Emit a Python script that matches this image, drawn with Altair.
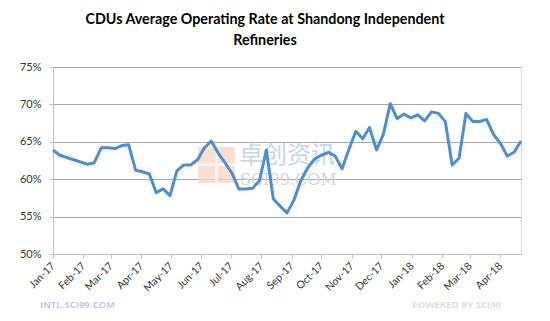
import altair as alt
import pandas as pd

# ---- data (weekly, %)
start_date = "2017-01-01"
rates = [63.9, 63.2, 62.9, 62.6, 62.3, 62.0, 62.2, 64.2, 64.2, 64.1,
         64.5, 64.6, 61.2, 61.0, 60.7, 58.2, 58.7, 57.8, 61.1, 61.9,
         61.9, 62.6, 64.2, 65.1, 63.5, 62.2, 60.8, 58.7, 58.7, 58.8,
         59.8, 63.9, 57.4, 56.4, 55.5, 57.2, 59.8, 61.5, 62.7, 63.2,
         63.6, 63.1, 61.4, 64.0, 66.4, 65.4, 66.9, 63.9, 66.0, 70.1,
         68.1, 68.7, 68.2, 68.6, 67.8, 69.0, 68.8, 67.7, 61.9, 62.8,
         68.8, 67.7, 67.7, 68.0, 66.0, 64.8, 63.1, 63.6, 65.1]
y_ticks = [50, 55, 60, 65, 70, 75]
title_lines = ["CDUs Average Operating Rate at Shandong Independent", "Refineries"]
watermark_cn = "卓创资讯"
watermark_en = "SCI99.COM"
footer_left = "INTL.SCI99.COM"
footer_right = "POWERED BY SCI99"

dates = pd.date_range(start_date, periods=len(rates), freq="7D")
df = pd.DataFrame({"date": dates.strftime("%Y-%m-%dT00:00:00"), "rate": rates})

W, H = 468, 187
FONT = "Lato"

one = alt.Data(values=[{}])

logo = alt.Chart(one).mark_rect(color="#f8d3bf", opacity=0.75).encode(
    x=alt.value(145), x2=alt.value(182), y=alt.value(80), y2=alt.value(116))
logo_v = alt.Chart(one).mark_rule(color="white", strokeWidth=2).encode(
    x=alt.value(163.5), y=alt.value(80), y2=alt.value(116))
logo_h = alt.Chart(one).mark_rule(color="white", strokeWidth=2).encode(
    y=alt.value(97.5), x=alt.value(145), x2=alt.value(182))
wm_cn = alt.Chart(one).mark_text(
    text=watermark_cn, font="Noto Sans CJK SC", fontSize=24, color="#c7d6ea",
    align="left", baseline="middle").encode(x=alt.value(186), y=alt.value(88.5))
wm_en = alt.Chart(one).mark_text(
    text=watermark_en, font="DejaVu Serif", fontSize=16, color="#d4d4d4",
    align="left", baseline="middle").encode(x=alt.value(187), y=alt.value(113))

line = alt.Chart(df).mark_line(color="#4a8fd2", strokeWidth=3, strokeJoin="round").encode(
    x=alt.X("date:T",
            scale=alt.Scale(domain=[alt.DateTime(year=2017, month=1, date=1),
                                    alt.DateTime(year=2018, month=4, date=22)]),
            axis=alt.Axis(title=None, format="%b-%y",
                          tickCount={"interval": "month", "step": 1},
                          labelAngle=-45, labelAlign="right", labelBaseline="middle",
                          labelPadding=6, labelFlush=False, labelOverlap=False,
                          labelFont=FONT, labelFontSize=10.5, labelColor="#333333",
                          grid=False, domainColor="#bfbfbf", tickColor="#bfbfbf",
                          tickSize=4)),
    y=alt.Y("rate:Q",
            scale=alt.Scale(domain=[50, 75], nice=False, zero=False),
            axis=alt.Axis(title=None, values=y_ticks, labelExpr="datum.value + '%'",
                          labelFont=FONT, labelFontSize=11, labelColor="#333333",
                          labelPadding=8, tickSize=4, tickColor="#bfbfbf",
                          domainColor="#bfbfbf", gridColor="#a8a8a8", grid=True)),
)

foot_l = alt.Chart(one).mark_text(
    text=footer_left, font="Open Sans", fontWeight="bold", fontSize=9.5,
    color="#c5cadf", align="left", baseline="middle").encode(
    x=alt.value(-13), y=alt.value(238))
foot_r = alt.Chart(one).mark_text(
    text=footer_right, font="Open Sans", fontWeight="bold", fontSize=9.5,
    color="#dedede", align="right", baseline="middle").encode(
    x=alt.value(448), y=alt.value(238))

chart = alt.layer(logo, logo_v, logo_h, wm_cn, wm_en, line, foot_l, foot_r).properties(
    width=W, height=H,
    title=alt.TitleParams(text=title_lines, font=FONT, fontSize=14.3, fontWeight="bold",
                          color="#000000", anchor="middle", dx=-22, lineHeight=21,
                          offset=13),
    autosize=alt.AutoSizeParams(type="none"),
    padding={"left": 53, "top": 67, "right": 29, "bottom": 67},
).configure_view(stroke=None).configure(background="white")

chart.save("out.html", embed_options={"renderer": "svg", "actions": False})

======

TASK TO CARRY OUT =
Pictures stay out. Repeat only the lines from the beginning of the data through the line that has "import pandas as pd".

TASK RESPONSE =
Emit a Python script that matches this image, drawn with Altair.
import altair as alt
import pandas as pd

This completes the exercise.